Tom Torlakson is the incumbent. He’s a former state legislator and has been the unions’ guy since he took office in 2010. He’s opposed by Marshall Tuck, a charter school executive who is supported by reform Democrats and the Corporate Axis of Evil.
The race has become a proxy battleground for the direction of the Democratic Party. Spending on the race will exceed $20 million before all is said and done – a truly outrageous amount considering the office itself isn’t exactly imbued with overarching education policy power.
Step back from the battleground, and the campaign assumes its natural level. The latest Field Poll shows Torlakson and Tuck each with 28% support, and an amazing 44% undecided. Strange as it seems, those undecided numbers haven’t changed much since last month’s poll. But that’s far from the strangest number.
The California Teachers Association will end up throwing more than $10 million into this one race – most of it dues money. The union is flogging its activists to contact members, work phone banks and walk precincts for Torlakson. It turned most of its State Council meeting last weekend into a Torlakson campaign rally, complete with an appearance from the candidate himself.
Odd, then, that the Field Poll shows support for Torlakson from union households in California at an anemic 31%, with 23% backing Tuck, and 46% undecided. That’s after months of hyping Torlakson through every available union communications outlet.
The question arises: If 69% of union households are not, or not yet, backing Torlakson, how did the unions approve spending $10 million on his behalf?
That’s a rhetorical question, of course. The answer is that CTA practices representative democracy in reverse. Decisions are made by the small handful of officers and shop stewards who participate in union activities. Then they justify, promote and sell these decisions to the membership-at-large – using the members’ own money to do so.

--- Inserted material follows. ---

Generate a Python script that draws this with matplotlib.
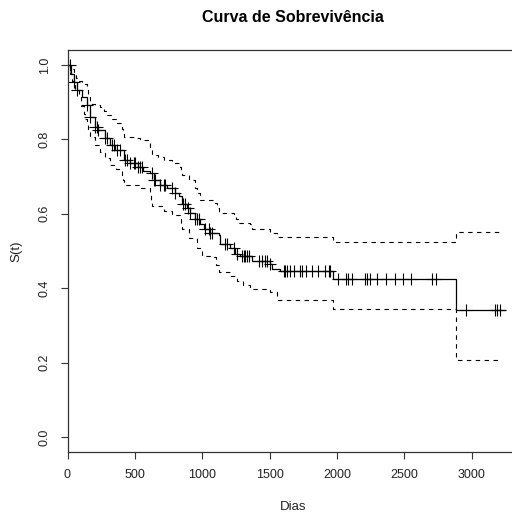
import numpy as np
import matplotlib
matplotlib.use("Agg")
from matplotlib import pyplot as plt

plt.rcParams['font.family'] = ['Liberation Sans', 'DejaVu Sans']

# Kaplan-Meier estimate (step times in days, survival after each step)
km_t = [0, 25, 45, 69, 106, 144, 168, 205, 230, 280, 317, 354, 416, 465, 527,
        564, 614, 639, 688, 738, 799, 824, 849, 886, 911, 948, 985, 1010, 1059,
        1121, 1134, 1208, 1245, 1282, 1369, 1505, 1517, 1579, 1970, 2886, 3245]
km_s = [1.000, 0.976, 0.954, 0.932, 0.914, 0.892, 0.860, 0.834, 0.825, 0.803,
        0.785, 0.772, 0.745, 0.736, 0.727, 0.714, 0.709, 0.691, 0.678, 0.669,
        0.656, 0.647, 0.625, 0.616, 0.603, 0.585, 0.572, 0.558, 0.549, 0.544,
        0.518, 0.509, 0.492, 0.487, 0.474, 0.465, 0.452, 0.447, 0.425, 0.342,
        0.342]

# upper confidence band
up_t = [0, 20, 45, 60, 82, 110, 144, 155, 168, 205, 243, 270, 292, 330, 366,
        403, 410, 416, 490, 540, 601, 614, 626, 670, 713, 775, 837, 843, 849,
        900, 948, 965, 985, 1096, 1110, 1121, 1233, 1250, 1270, 1356, 1369,
        1505, 1554, 1970, 2886, 3200]
up_s = [1.000, 0.990, 0.976, 0.965, 0.956, 0.950, 0.935, 0.915, 0.896, 0.892,
        0.887, 0.875, 0.865, 0.855, 0.843, 0.829, 0.818, 0.807, 0.803, 0.797,
        0.789, 0.773, 0.758, 0.752, 0.745, 0.737, 0.727, 0.716, 0.705, 0.690,
        0.669, 0.655, 0.638, 0.629, 0.615, 0.603, 0.598, 0.587, 0.576, 0.572,
        0.558, 0.549, 0.538, 0.525, 0.552, 0.552]

# lower confidence band
lo_t = [0, 15, 32, 45, 57, 82, 100, 119, 130, 144, 155, 168, 205, 243, 280,
        317, 360, 403, 410, 416, 540, 614, 620, 626, 713, 775, 837, 843, 849,
        900, 960, 997, 1084, 1100, 1121, 1208, 1257, 1300, 1356, 1505, 1554,
        1970, 2886, 3200]
lo_s = [1.000, 0.975, 0.958, 0.945, 0.932, 0.914, 0.890, 0.869, 0.855, 0.838,
        0.822, 0.807, 0.785, 0.767, 0.750, 0.732, 0.720, 0.705, 0.690, 0.678,
        0.669, 0.652, 0.636, 0.620, 0.607, 0.597, 0.585, 0.572, 0.558, 0.535,
        0.509, 0.487, 0.483, 0.463, 0.443, 0.434, 0.420, 0.410, 0.398, 0.389,
        0.369, 0.345, 0.208, 0.208]

# censored observations (days)
cens_t = [15, 45, 69, 144, 168, 205, 218, 230, 280, 292, 329, 342, 366, 391,
          428, 441, 465, 490, 502, 527, 540, 552, 626, 639, 651, 688, 713, 725,
          775, 799, 861, 874, 898, 911, 948, 960, 973, 1022, 1047, 1059, 1072,
          1171, 1183, 1233, 1257, 1294, 1307, 1319, 1331, 1344, 1418, 1443,
          1468, 1480, 1505, 1604, 1616, 1628, 1653, 1678, 1727, 1742, 1767,
          1814, 1859, 1908, 1938, 1950, 2007, 2069, 2081, 2113, 2205, 2222,
          2242, 2296, 2366, 2428, 2489, 2551, 2705, 2737, 2960, 3170, 3190,
          3207]

x_ticks = [0, 500, 1000, 1500, 2000, 2500, 3000]
y_ticks = [0.0, 0.2, 0.4, 0.6, 0.8, 1.0]

W, H = 512, 515
fig = plt.figure(figsize=(W / 100, H / 100), dpi=100)
ax = fig.add_axes([67.5 / W, (H - 452) / H, (520 - 67.5) / W, (452 - 50) / H])

ax.plot(km_t, km_s, drawstyle='steps-post', color='black', lw=0.9)
ax.plot(up_t, up_s, drawstyle='steps-post', color='black', lw=0.8,
        dashes=(4, 4))
ax.plot(lo_t, lo_s, drawstyle='steps-post', color='black', lw=0.8,
        dashes=(4, 4))

# censor marks sit on the KM curve
idx = np.searchsorted(km_t, cens_t, side='right') - 1
cens_s = np.array(km_s)[idx]
ax.plot(cens_t, cens_s, ls='none', marker='+', color='black', ms=8, mew=0.8)

ax.set_xlim(0, 3359)
ax.set_ylim(-0.04, 1.04)
ax.set_xticks(x_ticks)
ax.set_xticklabels([str(v) for v in x_ticks])
ax.set_yticks(y_ticks)
ax.set_yticklabels(['%.1f' % v for v in y_ticks], rotation=90, va='center')
ax.tick_params(labelsize=9, length=5, width=0.8, color='#333333',
               labelcolor='#222222', pad=7)
for sp in ax.spines.values():
    sp.set_linewidth(0.9)
    sp.set_color('#333333')

ax.set_ylabel('S(t)', fontsize=9.5, labelpad=12, color='#222222')
fig.text(293 / W, 1 - 507 / H, 'Dias', ha='center', va='center',
         fontsize=9.5, color='#222222')
fig.text(293 / W, 1 - 18 / H, 'Curva de Sobrevivência', ha='center',
         va='center', fontsize=11.5, fontweight='bold')

fig.savefig('out.png', dpi=100)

Some union members may think I’m overstating the dysfunction of such a system. Well, what would be the reaction of the rank-and-file of the New York State United Teachers if the union leadership endorsed and spent $10 million supporting Gov. Andrew Cuomo and lobbied NYSUT members to support him? Probably open rebellion. I might add that Cuomo is disliked by teacher union members, but he probably has more than 31 percent support.